Hacker News new | ask | show | jobs
by madanMus 4084 days ago
[I am one of the authors of the paper.]

The paper reports overhead numbers from existing research. For instance, see Figure 18 in http://arxiv.org/abs/1312.1411, which shows the cost of SC for memcached - 1% on x86 and 3% on ARM.

This overhead is primarily due to the cost of fences on existing hardware. What we (not so cheekily) say is this is likely to get better as hardware platforms provide better implementations for fences.

1 comments

Hi, thanks for replying.

> The paper reports overhead numbers from existing research. For instance, see Figure 18 in http://arxiv.org/abs/1312.1411, which shows the cost of SC for memcached - 1% on x86 and 3% on ARM.

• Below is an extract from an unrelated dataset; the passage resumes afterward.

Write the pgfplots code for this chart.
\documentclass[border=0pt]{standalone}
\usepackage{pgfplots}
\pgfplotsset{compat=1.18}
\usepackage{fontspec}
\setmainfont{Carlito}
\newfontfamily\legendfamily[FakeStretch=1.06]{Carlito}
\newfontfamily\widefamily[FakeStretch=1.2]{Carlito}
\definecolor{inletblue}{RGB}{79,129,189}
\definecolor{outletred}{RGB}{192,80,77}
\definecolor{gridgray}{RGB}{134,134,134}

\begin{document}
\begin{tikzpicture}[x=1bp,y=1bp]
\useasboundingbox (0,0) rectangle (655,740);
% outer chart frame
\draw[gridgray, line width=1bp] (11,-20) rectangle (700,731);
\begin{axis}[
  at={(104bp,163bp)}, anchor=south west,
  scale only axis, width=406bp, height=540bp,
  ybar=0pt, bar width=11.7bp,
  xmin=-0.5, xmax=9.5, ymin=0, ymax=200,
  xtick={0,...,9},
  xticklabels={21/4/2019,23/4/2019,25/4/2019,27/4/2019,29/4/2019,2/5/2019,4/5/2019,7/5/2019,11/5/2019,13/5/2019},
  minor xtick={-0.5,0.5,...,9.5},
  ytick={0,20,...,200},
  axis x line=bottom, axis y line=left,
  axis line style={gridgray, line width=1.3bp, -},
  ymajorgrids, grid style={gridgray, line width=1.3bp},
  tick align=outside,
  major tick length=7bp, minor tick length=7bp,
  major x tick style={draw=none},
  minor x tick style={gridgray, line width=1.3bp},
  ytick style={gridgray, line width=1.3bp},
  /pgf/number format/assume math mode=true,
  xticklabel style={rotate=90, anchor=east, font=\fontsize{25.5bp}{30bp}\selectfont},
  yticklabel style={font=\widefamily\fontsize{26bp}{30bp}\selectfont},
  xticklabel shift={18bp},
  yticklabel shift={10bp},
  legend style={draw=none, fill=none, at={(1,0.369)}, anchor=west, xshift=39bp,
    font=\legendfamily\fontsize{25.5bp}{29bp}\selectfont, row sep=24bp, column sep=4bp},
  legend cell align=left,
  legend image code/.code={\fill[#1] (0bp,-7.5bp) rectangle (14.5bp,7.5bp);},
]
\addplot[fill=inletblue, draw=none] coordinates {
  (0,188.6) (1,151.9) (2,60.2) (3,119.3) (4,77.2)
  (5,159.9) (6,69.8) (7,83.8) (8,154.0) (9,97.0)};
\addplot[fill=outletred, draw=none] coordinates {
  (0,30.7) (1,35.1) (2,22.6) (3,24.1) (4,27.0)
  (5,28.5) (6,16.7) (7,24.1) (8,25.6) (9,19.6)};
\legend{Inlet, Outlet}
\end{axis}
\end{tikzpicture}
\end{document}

But that's the bit I don't find nearly convincing enough. You say (p.5) that you're going to "rebut these arguments" that "SC is too expensive", but the main figure of 1%/3% is from a non-standard research-level static analysis tool that, if I read that paper correctly, works on codes up to 10k LOC and takes a few minutes to run, producing the 1%/3% figure. Can that really be generalised? I'm not quite sure. The other tools in comparison did much worse, which I think may be closer to what one would get in practice. So I think that's not a good rebuttal: if you consider the tools actually available SC may well be too expensive.

I'm not saying you're wrong, just that I don't think you've proven your case very clearly. I was kind of expecting a much clearer rebuttal than I found, sorry about the snark.

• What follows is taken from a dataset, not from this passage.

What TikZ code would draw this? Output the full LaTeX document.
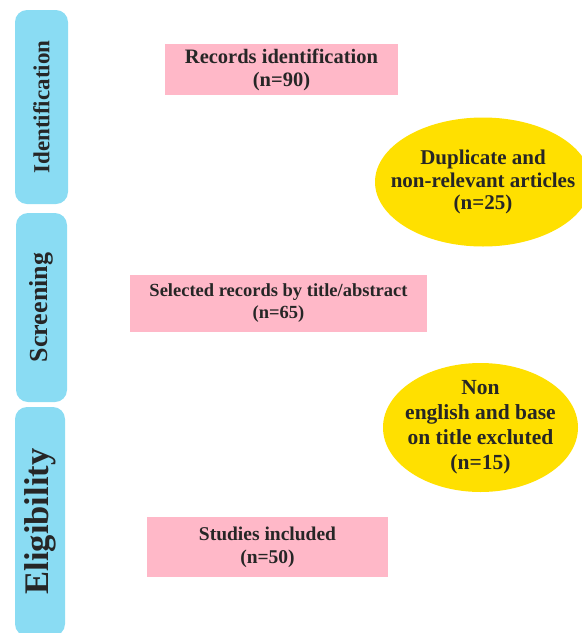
\documentclass[tikz,border=0pt]{standalone}
\usepackage{fontspec}
\setmainfont{Liberation Serif}
\usepackage{tikz}
\usetikzlibrary{positioning}
\usetikzlibrary{shapes.geometric}
\definecolor{phaseblue}{HTML}{8ADCF3}
\definecolor{recpink}{HTML}{FFB8C8}
\definecolor{exclyellow}{HTML}{FFE000}
\definecolor{inkgray}{HTML}{262626}
\tikzstyle{phase}=[rectangle,rounded corners=12pt,fill=phaseblue,rotate=90,inner sep=0pt,text=inkgray,font=\bfseries]
\tikzstyle{rec}=[rectangle,fill=recpink,inner sep=0pt,align=center,text=inkgray]
\tikzstyle{excl}=[ellipse,fill=exclyellow,inner sep=0pt]
\tikzstyle{excltxt}=[align=center,text=inkgray,inner sep=0pt]

\begin{document}
\begin{tikzpicture}[x=1pt,y=-1pt]
      % \draw[help lines] (0,0) grid (582,633);
      \useasboundingbox (0,0) rectangle (582,633);
      \node [phase, minimum width=194pt, minimum height=53pt, font=\fontsize{23}{26}\bfseries] (I) at (41.5, 107) {Identification};
      \node [phase, minimum width=189pt, minimum height=51pt, font=\fontsize{26}{29}\bfseries] (S) at (41.5, 307.5) {Screening};
      \node [phase, minimum width=229pt, minimum height=50pt, font=\fontsize{34.5}{37}\bfseries] (E) at (40, 521.5) {Eligibility};

      \node [rec, minimum width=233pt, minimum height=51pt, font=\fontsize{20.5}{23}\bfseries] (R) at (281.5, 69.5) {Records identification\\(n=90)};
      \node [rec, minimum width=297pt, minimum height=57pt, font=\fontsize{18.5}{22}\bfseries] (T) at (278.5, 303.5) {Selected records by title/abstract\\(n=65)};
      \node [rec, minimum width=241pt, minimum height=60pt, font=\fontsize{19.5}{23}\bfseries] (U) at (267.5, 547) {Studies included\\(n=50)};

      \node [excl, minimum width=216pt, minimum height=129pt] (D) at (483, 182) {};
      \node [excltxt, font=\fontsize{21}{22.5}\bfseries] at (D) {Duplicate and\\non-relevant articles\\(n=25)};
      \node [excl, minimum width=195pt, minimum height=129pt] (N) at (480.5, 427.5) {};
      \node [excltxt, font=\fontsize{21.5}{25}\bfseries] at (N) {Non\\english and base\\on title excluted\\(n=15)};
\end{tikzpicture}
\end{document}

yes, you did read correctly. The 1-3% does assume a non-standard whole-program analysis. Something more practical on existing hardware will look more like the E numbers (for escape analysis): 17.5% on x86 and 6.8% on ARM. An even dumber analysis (H) adds up to 37.5% overhead on x86.

It is important to realize that the overhead numbers are not huge, like 5x or 20x, to simply write SC off.

As we say in the paper, these overheads, however small they might be, will be unacceptable for low-level libraries written in C/C++ programs. The main argument of the paper was that these overheads are acceptable for "safe" languages like Java/C# which anyway add other (useful) overheads such as garbage collection, bounds checking etc. to help out the programmer.

Even for C/C++, it will still make sense to have SC by default - the programmer is responsible for explicitly turning off SC semantics in parts of the code where the inserted fences hurts performance. This is a much better tradeoff - safe by default and performance by choice.